Clarke’s response to Dick Cheney’s charge that the Clinton administration had “no great success in dealing with terrorists”:
“It’s possible that the vice president has spent so little time studying the terrorist phenomenon that he doesn’t know about the successes in the 1990s. There were many. The Clinton administration stopped Iraqi terrorism against the United States, through military intervention. It stopped Iranian terrorism against the United States, through covert action. It stopped the al-Qaida attempt to have a dominant influence in Bosnia. It stopped the terrorist attacks at the millennium. It stopped many other terrorist attacks, including on the U.S. embassy in Albania. And it began a lethal covert action program against al-Qaida; it also launched military strikes against al-Qaida. Maybe the vice president was so busy running Halliburton at the time that he didn’t notice.”

Read the rest. Clarke has good, strong answers to every one of the personal attacks the Bush team has thrown his way.

Filed Under: Politics, Salon

The users are revolting!

March 23, 2004 by Scott Rosenberg

Rob Glaser of Real Networks, Lisa Gansky of Ofoto and Shane Robison of HP are talking about “user-generated content” here at PC Forum, in a panel moderated by Hank Barry of Napster fame. There’s lots of talk about monetizing content and tools and rights (including some slaps at Steve Jobs for keeping ITunes and the IPod a closed system), but I think they’re all missing the point. Newsweek’s Steven Levy asked, “Are we going to enter a renaissance of alternatives to the media with homegrown stuff, or is it going to be more of an ‘American Idol’ kind of thing?” He didn’t get much of an answer.
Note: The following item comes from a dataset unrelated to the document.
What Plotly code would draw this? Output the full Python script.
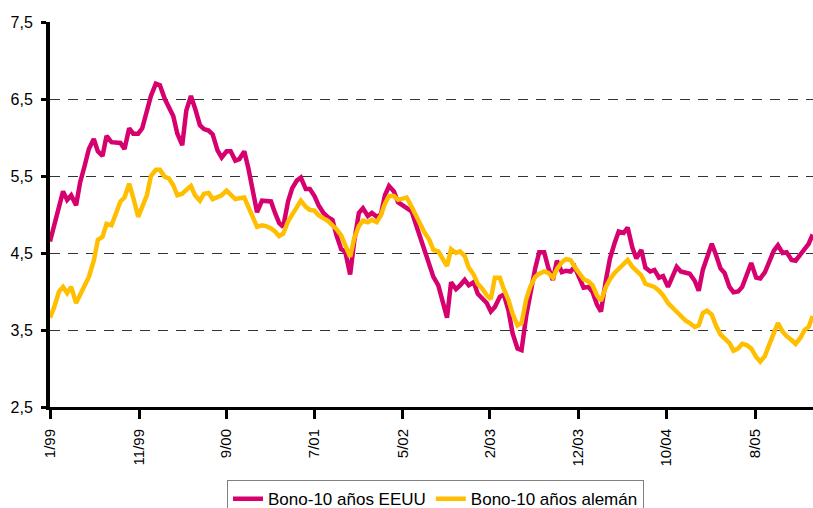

Glaser talked about a “shortage of narrative storytelling skills” and a “dearth of creative talent” when it comes to users creating longer-form video content. Technically, perhaps he’s right. But so what? “User-generated content” isn’t about creating some sort of big farm team for the pros. The long-term value of “user-generated content” isn’t in the businesses — not necessarily those on this panel –that no doubt will figure out how ways to generate revenue from it. The value is to individuals, and society, in the sheer number of previously silent voices that will sound, in the previously unheard stories that will be told, to whatever size audience. We’re slowly but steadily increasing the breadth of human experience and expression that is recorded and available to others. Next to that sort of social good, somehow the implementation details of different business models seem trivial.

(These issues have been hashed out for years at the Digital Storytelling Festival.)

Filed Under: Culture, Events, Technology

Neal Stephenson at PC Forum

March 22, 2004 by Scott Rosenberg

I’m much too exhausted to offer a full account, but Neal Stephenson just spoke for an hour or so here at PC Forum — and said that, since he’s now finished work on the Baroque Cycle (the next volume is out April 13), he thinks he may turn his attention to an update of his amazing essay on computer operating systems, “In the Beginning Was the Command Line.”

There’s good blogging on PC Forum from David Weinberger, Brian Dear, Bret Fausett, and I’m sure others. Socialtext has created an “eventspace” Web site / wiki for the conference.